-- start --

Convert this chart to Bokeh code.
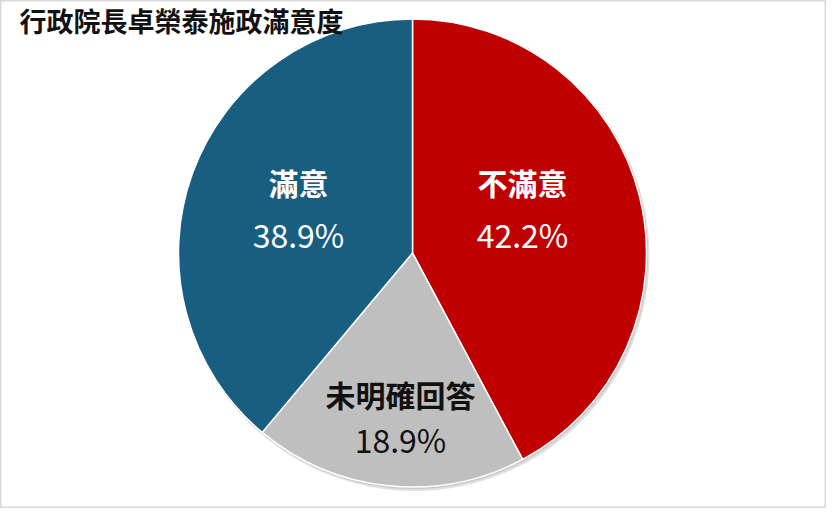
import math
from bokeh.plotting import figure
from bokeh.models import Range1d, ColumnDataSource
from bokeh.core.properties import value
from bokeh.embed import file_html
from bokeh.resources import INLINE

# ---- data ----
title = "行政院長卓榮泰施政滿意度"
categories = ["不滿意", "未明確回答", "滿意"]
percents = [42.2, 18.9, 38.9]
colors = ["#C00000", "#BFBFBF", "#175E80"]
text_colors = ["white", "#111111", "white"]
# label centers (data units == pixels)
label_x = [530, 408, 306]
label_name_y = [334, 122, 334]
label_val_y = [282, 77, 282]

FONT = "Noto Sans CJK TC"
W, H = 826, 508
cx, cy, R = 420, 262.5, 234

p = figure(width=W, height=H, output_backend="svg", toolbar_location=None,
           x_range=Range1d(8, 8 + W), y_range=Range1d(7, 7 + H),
           x_axis_type=None, y_axis_type=None, min_border=0)
p.grid.visible = False
p.outline_line_color = "#D9D9D9"
p.outline_line_width = 2
p.background_fill_color = "white"
p.border_fill_color = "white"

total = sum(percents)
starts, ends = [], []
cum = 0.0
for v in percents:
    a1 = math.pi / 2 - 2 * math.pi * cum / total
    cum += v
    a0 = math.pi / 2 - 2 * math.pi * cum / total
    starts.append(a0)
    ends.append(a1)

# soft shadow
p.circle(x=[cx + 2], y=[cy - 3], radius=R + 1, fill_color="#000000",
         fill_alpha=0.12, line_color=None)
p.circle(x=[cx + 1], y=[cy - 1.5], radius=R + 0.5, fill_color="#000000",
         fill_alpha=0.10, line_color=None)

src = ColumnDataSource(dict(start=starts, end=ends, color=colors, cat=categories))
p.wedge(x=cx, y=cy, radius=R, start_angle="start", end_angle="end",
        direction="anticlock", fill_color="color", line_color="white",
        line_width=1.5, source=src)

names = ColumnDataSource(dict(x=label_x, y=label_name_y, t=categories, c=text_colors))
vals = ColumnDataSource(dict(x=label_x, y=label_val_y,
                             t=[f"{v:.1f}%" for v in percents], c=text_colors))
p.text(x="x", y="y", text="t", text_color="c", source=names,
       text_font=value(FONT), text_font_size="30px", text_font_style="bold",
       text_align="center", text_baseline="middle")
p.text(x="x", y="y", text="t", text_color="c", source=vals,
       text_font=value(FONT), text_font_size="32px",
       text_align="center", text_baseline="middle")

p.text(x=[27], y=[495], text=[title], text_font=value(FONT),
       text_font_size="27px", text_font_style="bold", text_color="#111111",
       text_align="left", text_baseline="middle")

open("out.html", "w").write(file_html(p, INLINE))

-- end --

SET PROBLEM
Go from the first line of the data above to the line containing "from bokeh.resources import INLINE" and retype exactly those lines, both included, but none of the pictures.

RESULT
Convert this chart to Bokeh code.
import math
from bokeh.plotting import figure
from bokeh.models import Range1d, ColumnDataSource
from bokeh.core.properties import value
from bokeh.embed import file_html
from bokeh.resources import INLINE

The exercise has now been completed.